Student organizations across the nation were engaged in similar conversations. On March 22, 1930, the Bryn Mawr Liberal Club hosted their first intercollegiate one-day conference, called "The Economic Conference," to explore economic conditions affecting white Americans during the Great Depression.3 When compared with the title of the 1931 conference ("The Economic Status of Negroes"), the title of the 1930 conference is a clear example of how whiteness, in terms of race, is unmarked.

That same semester, the Swarthmore College Liberal Club attempted to organize an interracial conference, even inviting Du Bois to speak. However, the conference was postponed because the Swarthmore Board of Managers did not want the college to accommodate the African American delegates who would have attended.4 Those attempts to organize an interracial conference would culminate in the 1931 conference featured in this exhibit.5

These were students determined to engage with real-world issues and with the leaders working to fix them. In this exhibit, we investigate how students interacted with the interconnectedness of race relations, labor, and education.
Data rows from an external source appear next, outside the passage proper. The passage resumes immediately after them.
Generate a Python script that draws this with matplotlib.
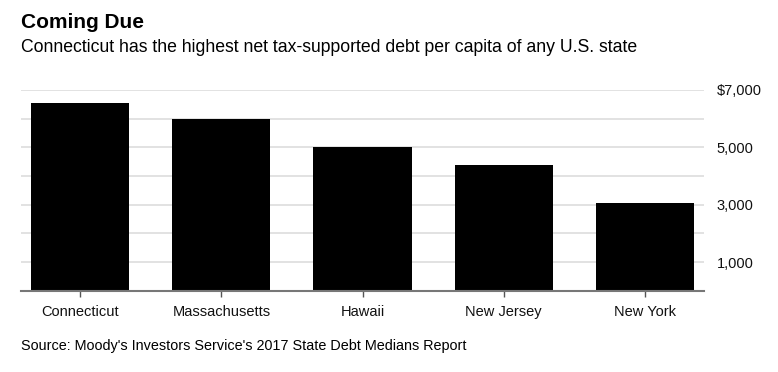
import matplotlib
matplotlib.use("Agg")
import matplotlib.pyplot as plt

states = ["Connecticut", "Massachusetts", "Hawaii", "New Jersey", "New York"]
debt_per_capita = [6544, 5983, 5011, 4388, 3054]
ytick_values = [1000, 3000, 5000, 7000]
ytick_labels = ["1,000", "3,000", "5,000", "$7,000"]

plt.rcParams['font.family'] = ['Liberation Sans', 'DejaVu Sans']

W, H = 778, 372
fig = plt.figure(figsize=(W / 100, H / 100), dpi=100)
left, right = 21 / W, 704 / W
bottom, top = 1 - 290.7 / H, 1 - 90 / H
ax = fig.add_axes([left, bottom, right - left, top - bottom])

x = range(len(states))
ax.bar(x, debt_per_capita, width=0.695, color="black", zorder=3)
ax.set_xlim(-0.42, len(states) - 1 + 0.42)
ax.set_ylim(0, 7000)

ax.set_yticks(ytick_values)
ax.set_yticklabels(ytick_labels)
for v in range(1000, 7001, 1000):
    ax.axhline(v, color="#dddddd", lw=1.2, zorder=1)
ax.yaxis.tick_right()
ax.tick_params(axis="y", length=0, pad=9, labelsize=10.5, labelcolor="#111111")
ax.set_xticks(list(x))
ax.set_xticklabels(states)
ax.tick_params(axis="x", length=4, width=1, color="#555555", pad=6,
               labelsize=10.5, labelcolor="#111111")

for s in ["top", "right", "left"]:
    ax.spines[s].set_visible(False)
ax.spines["bottom"].set_color("#777777")
ax.spines["bottom"].set_linewidth(1.5)
ax.spines["bottom"].set_zorder(4)

fig.text(21 / W, 1 - 27.5 / H, "Coming Due", fontsize=15, fontweight="bold",
         color="black", ha="left", va="baseline")
fig.text(21 / W, 1 - 52.5 / H, "Connecticut has the highest net tax-supported debt per capita of any U.S. state",
         fontsize=12.7, color="black", ha="left", va="baseline")
fig.text(21 / W, 1 - 350 / H, "Source: Moody's Investors Service's 2017 State Debt Medians Report",
         fontsize=10.4, color="black", ha="left", va="baseline")

fig.savefig("out.png", dpi=100)
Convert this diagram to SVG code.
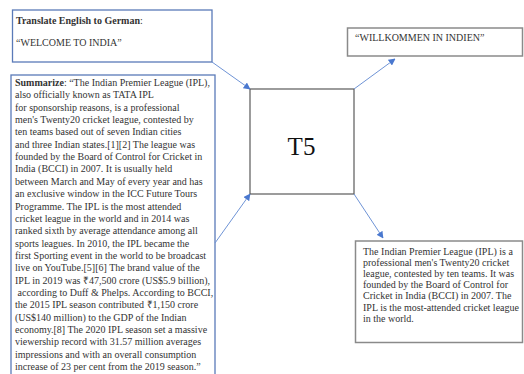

1. Woofter, Thomas Jackson. A Study of the Economic Status of the Negro. Chapel Hill, 1930.

2. Du Bois, W. E. B. Woofterism, ca. March 1931. W. E. B. Du Bois Papers (MS 312). Special Collections and University Archives, University of Massachusetts Amherst Libraries.

3. "Student Economic Conference," The College News, March 26, 1930.

4. Swarthmore College. Liberal Club. Letter from Swarthmore College Liberal Club to W. E. B. Du Bois, February 20, 1930. W. E. B. Du Bois Papers (MS 312). Special Collections and University Archives, University of Massachusetts Amherst Libraries.

5. "Swarthmore Delegates Go To Negro Conference," Swarthmore Phoenix, April 28, 1931.